Exercise:
Copy everything from the line with "Convert this chart" down to the line with "Chart.register(...registerables);", inclusive of both, exactly as written; leave out all pictures.

Input for this task:
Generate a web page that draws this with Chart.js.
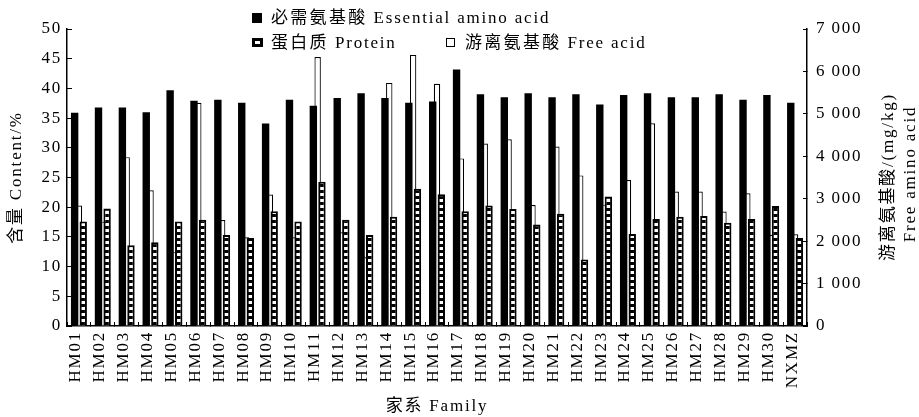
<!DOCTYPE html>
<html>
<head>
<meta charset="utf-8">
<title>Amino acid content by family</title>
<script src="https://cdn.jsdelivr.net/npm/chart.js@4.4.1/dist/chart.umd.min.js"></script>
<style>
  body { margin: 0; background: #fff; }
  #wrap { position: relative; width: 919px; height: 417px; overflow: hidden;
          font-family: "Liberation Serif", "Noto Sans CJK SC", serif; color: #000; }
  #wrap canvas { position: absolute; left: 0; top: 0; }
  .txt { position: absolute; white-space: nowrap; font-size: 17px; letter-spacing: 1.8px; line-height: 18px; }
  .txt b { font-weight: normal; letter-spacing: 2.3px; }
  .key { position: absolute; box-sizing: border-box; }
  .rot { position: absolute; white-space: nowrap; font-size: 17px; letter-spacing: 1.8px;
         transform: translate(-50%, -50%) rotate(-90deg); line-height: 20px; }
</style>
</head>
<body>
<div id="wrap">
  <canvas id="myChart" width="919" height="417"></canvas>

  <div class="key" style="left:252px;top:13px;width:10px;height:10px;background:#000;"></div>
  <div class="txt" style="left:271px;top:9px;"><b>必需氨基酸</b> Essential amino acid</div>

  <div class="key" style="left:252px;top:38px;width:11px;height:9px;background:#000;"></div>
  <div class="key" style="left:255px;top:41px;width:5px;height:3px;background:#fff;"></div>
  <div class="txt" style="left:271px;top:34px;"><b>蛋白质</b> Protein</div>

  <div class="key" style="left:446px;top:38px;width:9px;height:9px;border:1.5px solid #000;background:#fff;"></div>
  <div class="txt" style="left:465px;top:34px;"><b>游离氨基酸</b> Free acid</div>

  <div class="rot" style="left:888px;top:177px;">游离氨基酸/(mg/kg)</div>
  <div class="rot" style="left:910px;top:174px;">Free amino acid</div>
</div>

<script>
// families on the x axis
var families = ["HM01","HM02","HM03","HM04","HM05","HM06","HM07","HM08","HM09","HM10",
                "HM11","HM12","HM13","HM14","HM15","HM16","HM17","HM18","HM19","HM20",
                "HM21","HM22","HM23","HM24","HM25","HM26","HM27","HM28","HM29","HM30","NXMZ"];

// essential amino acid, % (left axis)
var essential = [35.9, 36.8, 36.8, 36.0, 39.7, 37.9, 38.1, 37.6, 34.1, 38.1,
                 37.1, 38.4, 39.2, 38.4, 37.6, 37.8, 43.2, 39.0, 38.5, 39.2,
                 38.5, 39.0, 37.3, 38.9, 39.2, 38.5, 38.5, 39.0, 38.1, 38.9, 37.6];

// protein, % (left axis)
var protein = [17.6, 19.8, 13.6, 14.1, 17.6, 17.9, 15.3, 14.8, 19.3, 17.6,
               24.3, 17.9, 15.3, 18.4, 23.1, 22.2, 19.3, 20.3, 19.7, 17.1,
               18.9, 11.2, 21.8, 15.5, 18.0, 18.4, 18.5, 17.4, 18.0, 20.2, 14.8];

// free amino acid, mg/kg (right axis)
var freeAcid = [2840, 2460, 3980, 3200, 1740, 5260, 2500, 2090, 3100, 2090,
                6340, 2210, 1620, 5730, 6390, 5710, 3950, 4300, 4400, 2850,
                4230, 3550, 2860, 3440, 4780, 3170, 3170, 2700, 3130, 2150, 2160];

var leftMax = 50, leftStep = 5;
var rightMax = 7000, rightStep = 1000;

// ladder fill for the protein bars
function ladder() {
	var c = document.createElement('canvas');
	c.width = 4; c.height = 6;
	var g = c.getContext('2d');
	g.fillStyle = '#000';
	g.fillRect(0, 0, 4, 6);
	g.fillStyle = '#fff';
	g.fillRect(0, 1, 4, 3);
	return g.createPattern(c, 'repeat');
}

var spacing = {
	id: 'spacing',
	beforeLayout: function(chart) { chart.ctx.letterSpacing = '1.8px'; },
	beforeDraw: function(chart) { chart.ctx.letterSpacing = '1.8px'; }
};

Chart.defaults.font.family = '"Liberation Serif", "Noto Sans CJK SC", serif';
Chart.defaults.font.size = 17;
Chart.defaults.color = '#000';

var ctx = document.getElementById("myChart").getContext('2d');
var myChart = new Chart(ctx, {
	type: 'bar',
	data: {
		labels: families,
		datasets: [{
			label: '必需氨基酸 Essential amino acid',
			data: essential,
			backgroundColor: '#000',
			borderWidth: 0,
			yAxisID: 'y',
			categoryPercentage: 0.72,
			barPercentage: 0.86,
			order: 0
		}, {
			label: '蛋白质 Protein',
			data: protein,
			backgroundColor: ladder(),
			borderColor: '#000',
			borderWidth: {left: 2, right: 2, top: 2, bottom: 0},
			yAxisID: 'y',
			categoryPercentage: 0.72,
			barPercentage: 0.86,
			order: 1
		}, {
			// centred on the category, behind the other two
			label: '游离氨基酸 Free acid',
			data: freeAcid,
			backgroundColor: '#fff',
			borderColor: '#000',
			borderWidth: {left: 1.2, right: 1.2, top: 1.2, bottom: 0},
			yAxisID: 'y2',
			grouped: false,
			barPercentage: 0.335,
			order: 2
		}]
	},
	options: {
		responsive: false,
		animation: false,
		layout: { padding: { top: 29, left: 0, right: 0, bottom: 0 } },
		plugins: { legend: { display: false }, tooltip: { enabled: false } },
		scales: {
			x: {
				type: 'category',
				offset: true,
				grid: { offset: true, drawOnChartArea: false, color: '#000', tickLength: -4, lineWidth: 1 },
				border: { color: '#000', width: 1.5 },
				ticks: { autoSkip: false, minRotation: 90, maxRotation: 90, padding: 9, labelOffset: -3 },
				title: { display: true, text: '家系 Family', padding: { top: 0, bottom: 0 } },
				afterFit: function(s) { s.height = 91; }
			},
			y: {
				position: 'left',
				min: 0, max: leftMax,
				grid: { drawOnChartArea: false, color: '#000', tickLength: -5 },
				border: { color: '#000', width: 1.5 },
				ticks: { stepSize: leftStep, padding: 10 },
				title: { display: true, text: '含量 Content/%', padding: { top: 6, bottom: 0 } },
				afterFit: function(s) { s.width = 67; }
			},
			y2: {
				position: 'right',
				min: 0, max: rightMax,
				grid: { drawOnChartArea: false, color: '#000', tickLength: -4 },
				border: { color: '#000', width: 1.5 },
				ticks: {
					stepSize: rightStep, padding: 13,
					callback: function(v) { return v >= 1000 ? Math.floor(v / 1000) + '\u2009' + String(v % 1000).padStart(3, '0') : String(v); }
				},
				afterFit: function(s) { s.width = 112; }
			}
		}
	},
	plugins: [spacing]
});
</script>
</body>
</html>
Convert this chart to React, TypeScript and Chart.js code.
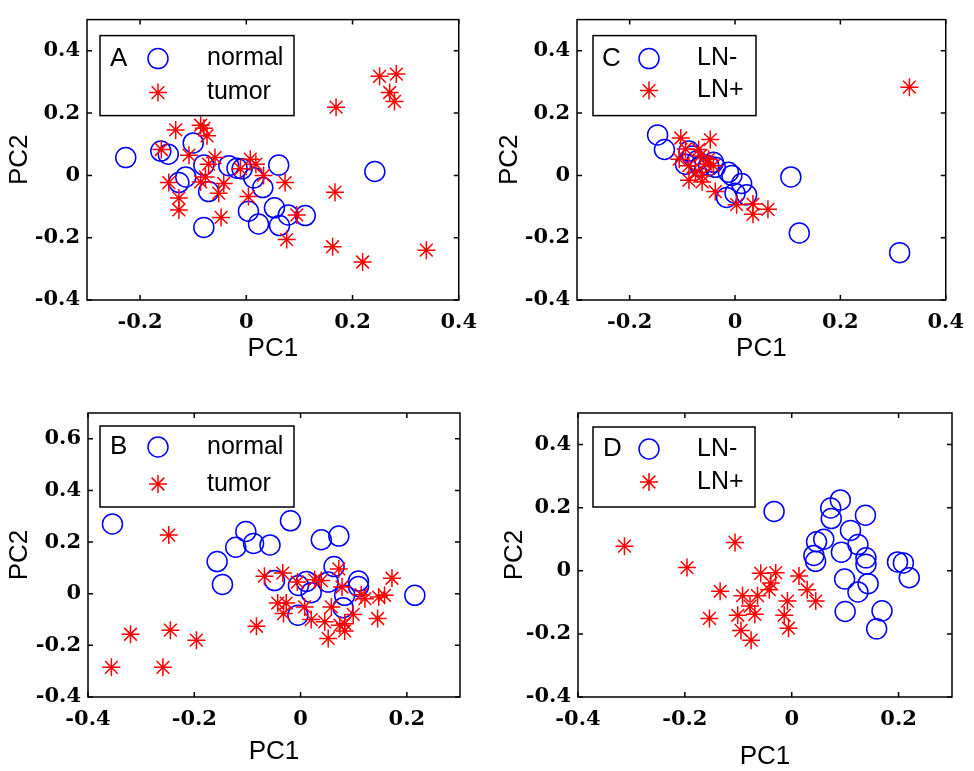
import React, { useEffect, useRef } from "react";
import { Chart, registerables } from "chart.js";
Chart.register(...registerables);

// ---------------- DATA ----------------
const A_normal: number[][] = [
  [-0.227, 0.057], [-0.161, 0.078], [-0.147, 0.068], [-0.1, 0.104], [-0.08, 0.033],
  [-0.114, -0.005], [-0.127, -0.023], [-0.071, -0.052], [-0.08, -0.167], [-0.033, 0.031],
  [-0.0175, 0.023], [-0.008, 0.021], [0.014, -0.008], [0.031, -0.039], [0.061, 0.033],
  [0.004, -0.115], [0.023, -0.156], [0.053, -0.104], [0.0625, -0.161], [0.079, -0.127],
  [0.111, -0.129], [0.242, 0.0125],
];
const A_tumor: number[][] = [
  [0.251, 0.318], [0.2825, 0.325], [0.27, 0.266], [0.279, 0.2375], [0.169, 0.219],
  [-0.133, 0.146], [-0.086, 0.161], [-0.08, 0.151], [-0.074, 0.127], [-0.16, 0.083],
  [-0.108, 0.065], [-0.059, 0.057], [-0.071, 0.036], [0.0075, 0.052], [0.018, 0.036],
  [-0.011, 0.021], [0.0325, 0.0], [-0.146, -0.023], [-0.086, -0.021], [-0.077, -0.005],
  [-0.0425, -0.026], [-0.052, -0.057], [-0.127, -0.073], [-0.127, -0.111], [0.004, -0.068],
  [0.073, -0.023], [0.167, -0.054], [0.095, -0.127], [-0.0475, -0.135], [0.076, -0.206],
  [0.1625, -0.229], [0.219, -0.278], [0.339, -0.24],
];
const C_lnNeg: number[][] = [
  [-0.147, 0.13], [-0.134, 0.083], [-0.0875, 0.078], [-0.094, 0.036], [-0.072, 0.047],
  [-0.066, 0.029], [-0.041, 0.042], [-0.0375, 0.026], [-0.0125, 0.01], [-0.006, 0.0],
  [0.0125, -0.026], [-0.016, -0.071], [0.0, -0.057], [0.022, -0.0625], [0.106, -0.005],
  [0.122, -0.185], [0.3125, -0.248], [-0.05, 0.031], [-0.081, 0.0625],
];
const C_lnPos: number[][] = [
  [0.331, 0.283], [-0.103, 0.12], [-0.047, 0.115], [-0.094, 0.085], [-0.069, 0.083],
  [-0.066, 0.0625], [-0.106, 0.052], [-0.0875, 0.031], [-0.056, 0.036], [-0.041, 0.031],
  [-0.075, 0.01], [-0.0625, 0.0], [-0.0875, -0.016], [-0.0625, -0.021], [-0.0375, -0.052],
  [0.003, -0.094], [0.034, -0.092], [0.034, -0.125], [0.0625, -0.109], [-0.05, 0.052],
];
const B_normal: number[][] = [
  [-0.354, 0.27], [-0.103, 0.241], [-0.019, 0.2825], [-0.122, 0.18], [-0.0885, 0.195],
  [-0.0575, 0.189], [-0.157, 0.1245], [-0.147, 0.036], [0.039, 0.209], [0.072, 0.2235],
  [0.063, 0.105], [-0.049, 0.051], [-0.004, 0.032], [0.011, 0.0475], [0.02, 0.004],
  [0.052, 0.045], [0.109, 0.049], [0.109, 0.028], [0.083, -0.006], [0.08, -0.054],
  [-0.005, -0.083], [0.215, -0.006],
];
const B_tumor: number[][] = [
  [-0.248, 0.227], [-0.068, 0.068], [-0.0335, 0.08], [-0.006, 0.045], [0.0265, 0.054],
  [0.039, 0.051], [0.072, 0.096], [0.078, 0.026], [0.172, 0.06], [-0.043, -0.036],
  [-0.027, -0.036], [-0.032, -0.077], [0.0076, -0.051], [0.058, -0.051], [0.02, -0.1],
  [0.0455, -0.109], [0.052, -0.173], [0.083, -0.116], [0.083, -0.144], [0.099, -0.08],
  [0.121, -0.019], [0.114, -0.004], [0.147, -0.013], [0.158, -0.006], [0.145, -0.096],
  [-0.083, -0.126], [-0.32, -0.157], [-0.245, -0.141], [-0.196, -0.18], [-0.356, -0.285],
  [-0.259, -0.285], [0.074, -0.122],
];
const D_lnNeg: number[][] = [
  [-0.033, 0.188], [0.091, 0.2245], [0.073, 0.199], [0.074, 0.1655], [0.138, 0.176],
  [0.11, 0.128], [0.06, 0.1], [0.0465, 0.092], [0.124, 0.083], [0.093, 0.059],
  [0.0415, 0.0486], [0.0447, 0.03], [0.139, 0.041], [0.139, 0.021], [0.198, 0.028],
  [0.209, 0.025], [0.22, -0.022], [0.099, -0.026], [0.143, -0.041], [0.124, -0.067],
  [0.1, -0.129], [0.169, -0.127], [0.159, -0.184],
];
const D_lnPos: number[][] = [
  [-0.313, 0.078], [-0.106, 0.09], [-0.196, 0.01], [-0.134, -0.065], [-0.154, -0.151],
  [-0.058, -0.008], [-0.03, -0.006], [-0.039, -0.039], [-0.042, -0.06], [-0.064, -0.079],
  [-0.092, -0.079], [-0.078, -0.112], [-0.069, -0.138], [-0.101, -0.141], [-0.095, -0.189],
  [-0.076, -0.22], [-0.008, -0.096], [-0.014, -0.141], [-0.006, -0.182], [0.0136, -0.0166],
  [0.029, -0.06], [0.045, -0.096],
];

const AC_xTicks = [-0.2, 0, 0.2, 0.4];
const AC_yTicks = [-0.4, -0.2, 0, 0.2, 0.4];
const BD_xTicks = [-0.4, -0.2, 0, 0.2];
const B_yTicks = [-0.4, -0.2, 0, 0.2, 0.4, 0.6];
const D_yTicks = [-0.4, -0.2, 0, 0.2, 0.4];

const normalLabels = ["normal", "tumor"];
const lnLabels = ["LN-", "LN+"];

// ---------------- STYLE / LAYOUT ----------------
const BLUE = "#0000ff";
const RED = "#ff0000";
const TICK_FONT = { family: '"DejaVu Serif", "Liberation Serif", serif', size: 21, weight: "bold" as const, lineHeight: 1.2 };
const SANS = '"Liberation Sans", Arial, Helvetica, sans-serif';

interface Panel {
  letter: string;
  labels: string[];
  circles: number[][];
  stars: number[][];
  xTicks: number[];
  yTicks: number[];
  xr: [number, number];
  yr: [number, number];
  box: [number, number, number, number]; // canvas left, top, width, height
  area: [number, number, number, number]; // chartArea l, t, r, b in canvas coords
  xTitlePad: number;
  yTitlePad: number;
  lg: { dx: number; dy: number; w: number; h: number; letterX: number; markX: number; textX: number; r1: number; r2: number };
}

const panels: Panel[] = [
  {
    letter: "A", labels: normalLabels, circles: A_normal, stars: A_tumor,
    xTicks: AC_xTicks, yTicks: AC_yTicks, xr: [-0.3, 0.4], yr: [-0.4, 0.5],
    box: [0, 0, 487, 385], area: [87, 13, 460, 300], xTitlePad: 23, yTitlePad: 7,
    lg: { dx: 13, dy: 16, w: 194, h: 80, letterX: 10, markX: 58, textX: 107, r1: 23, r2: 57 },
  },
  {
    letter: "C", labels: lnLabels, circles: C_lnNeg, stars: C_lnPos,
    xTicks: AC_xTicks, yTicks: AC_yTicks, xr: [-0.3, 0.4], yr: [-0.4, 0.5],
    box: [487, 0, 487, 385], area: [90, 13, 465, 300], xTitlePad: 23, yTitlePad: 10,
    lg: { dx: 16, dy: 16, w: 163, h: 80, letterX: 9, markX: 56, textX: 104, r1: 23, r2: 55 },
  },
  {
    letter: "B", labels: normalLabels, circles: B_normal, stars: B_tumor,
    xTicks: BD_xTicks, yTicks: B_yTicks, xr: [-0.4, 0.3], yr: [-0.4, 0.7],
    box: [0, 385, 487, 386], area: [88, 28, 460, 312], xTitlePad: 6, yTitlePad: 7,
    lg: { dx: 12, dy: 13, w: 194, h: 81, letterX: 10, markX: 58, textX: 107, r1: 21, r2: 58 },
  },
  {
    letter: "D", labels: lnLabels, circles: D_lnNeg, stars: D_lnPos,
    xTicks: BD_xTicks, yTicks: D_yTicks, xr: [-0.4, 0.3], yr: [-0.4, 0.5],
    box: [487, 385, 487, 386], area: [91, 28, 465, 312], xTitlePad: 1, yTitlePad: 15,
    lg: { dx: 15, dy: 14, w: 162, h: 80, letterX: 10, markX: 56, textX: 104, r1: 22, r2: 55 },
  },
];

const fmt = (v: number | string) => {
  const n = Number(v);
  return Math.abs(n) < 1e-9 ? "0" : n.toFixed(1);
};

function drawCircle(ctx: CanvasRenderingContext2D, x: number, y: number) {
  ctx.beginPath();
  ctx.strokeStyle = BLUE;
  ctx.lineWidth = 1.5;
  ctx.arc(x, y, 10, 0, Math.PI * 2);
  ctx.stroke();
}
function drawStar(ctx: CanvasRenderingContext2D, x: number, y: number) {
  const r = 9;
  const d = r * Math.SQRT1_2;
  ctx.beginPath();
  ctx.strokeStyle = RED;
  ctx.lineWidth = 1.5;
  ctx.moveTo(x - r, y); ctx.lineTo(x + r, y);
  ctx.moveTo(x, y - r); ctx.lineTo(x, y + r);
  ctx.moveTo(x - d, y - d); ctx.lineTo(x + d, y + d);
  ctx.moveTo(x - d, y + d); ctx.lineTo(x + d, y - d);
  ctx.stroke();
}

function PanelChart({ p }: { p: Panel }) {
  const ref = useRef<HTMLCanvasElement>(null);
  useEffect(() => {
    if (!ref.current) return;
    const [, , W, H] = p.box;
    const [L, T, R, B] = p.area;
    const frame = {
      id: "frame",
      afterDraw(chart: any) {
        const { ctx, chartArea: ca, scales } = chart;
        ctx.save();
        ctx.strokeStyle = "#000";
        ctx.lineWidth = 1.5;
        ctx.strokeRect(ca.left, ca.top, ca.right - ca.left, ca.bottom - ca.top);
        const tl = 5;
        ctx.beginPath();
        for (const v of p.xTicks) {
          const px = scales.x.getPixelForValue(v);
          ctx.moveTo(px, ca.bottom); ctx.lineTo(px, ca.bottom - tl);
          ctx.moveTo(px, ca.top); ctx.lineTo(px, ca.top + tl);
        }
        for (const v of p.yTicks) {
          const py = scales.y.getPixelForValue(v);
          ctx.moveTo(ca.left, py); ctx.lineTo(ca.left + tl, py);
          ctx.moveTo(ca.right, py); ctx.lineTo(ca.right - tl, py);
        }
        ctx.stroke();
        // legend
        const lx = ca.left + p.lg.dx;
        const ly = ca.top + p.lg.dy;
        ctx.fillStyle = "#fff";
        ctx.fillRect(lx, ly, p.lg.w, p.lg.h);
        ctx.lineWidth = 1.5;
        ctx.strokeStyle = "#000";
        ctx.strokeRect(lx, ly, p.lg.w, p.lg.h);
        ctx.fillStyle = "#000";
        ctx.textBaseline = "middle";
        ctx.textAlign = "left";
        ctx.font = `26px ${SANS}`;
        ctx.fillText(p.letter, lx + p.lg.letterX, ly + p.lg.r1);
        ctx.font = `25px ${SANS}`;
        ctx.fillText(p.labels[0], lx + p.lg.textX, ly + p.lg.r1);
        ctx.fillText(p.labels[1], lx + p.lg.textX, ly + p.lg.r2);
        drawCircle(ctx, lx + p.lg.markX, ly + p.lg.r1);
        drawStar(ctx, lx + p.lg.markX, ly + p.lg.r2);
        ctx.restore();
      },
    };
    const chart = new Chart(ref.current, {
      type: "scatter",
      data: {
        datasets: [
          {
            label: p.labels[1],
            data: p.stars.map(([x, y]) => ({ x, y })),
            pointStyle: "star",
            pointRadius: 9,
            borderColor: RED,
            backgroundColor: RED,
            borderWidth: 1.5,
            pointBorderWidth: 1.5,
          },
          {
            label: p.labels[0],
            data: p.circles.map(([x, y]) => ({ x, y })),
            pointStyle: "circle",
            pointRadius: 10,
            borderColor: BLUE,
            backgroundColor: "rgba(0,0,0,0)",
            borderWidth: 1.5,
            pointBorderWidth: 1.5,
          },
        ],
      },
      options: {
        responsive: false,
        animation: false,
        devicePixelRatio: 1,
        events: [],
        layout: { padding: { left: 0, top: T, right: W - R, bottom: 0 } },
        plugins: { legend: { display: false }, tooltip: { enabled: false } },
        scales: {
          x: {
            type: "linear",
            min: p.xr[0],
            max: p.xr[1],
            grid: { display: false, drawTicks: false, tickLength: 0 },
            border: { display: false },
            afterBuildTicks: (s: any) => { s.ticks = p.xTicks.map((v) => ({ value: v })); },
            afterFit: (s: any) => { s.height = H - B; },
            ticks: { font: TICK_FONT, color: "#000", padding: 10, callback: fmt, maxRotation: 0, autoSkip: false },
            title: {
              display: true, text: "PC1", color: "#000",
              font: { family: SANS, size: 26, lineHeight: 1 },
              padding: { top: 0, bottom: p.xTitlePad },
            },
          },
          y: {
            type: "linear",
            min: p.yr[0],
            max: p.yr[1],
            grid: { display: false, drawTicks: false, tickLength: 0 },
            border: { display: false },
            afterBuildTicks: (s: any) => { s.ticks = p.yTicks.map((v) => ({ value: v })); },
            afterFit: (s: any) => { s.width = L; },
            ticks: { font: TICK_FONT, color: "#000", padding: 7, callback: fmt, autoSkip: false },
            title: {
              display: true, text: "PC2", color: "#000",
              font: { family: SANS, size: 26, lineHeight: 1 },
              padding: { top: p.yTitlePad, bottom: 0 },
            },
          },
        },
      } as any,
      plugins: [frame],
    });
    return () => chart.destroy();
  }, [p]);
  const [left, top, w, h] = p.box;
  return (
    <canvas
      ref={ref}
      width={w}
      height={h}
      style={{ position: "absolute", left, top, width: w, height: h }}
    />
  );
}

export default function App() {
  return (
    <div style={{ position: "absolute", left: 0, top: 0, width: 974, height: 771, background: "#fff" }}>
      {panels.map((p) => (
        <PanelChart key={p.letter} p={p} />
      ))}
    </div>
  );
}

Reply to the exercise:
Convert this chart to React, TypeScript and Chart.js code.
import React, { useEffect, useRef } from "react";
import { Chart, registerables } from "chart.js";
Chart.register(...registerables);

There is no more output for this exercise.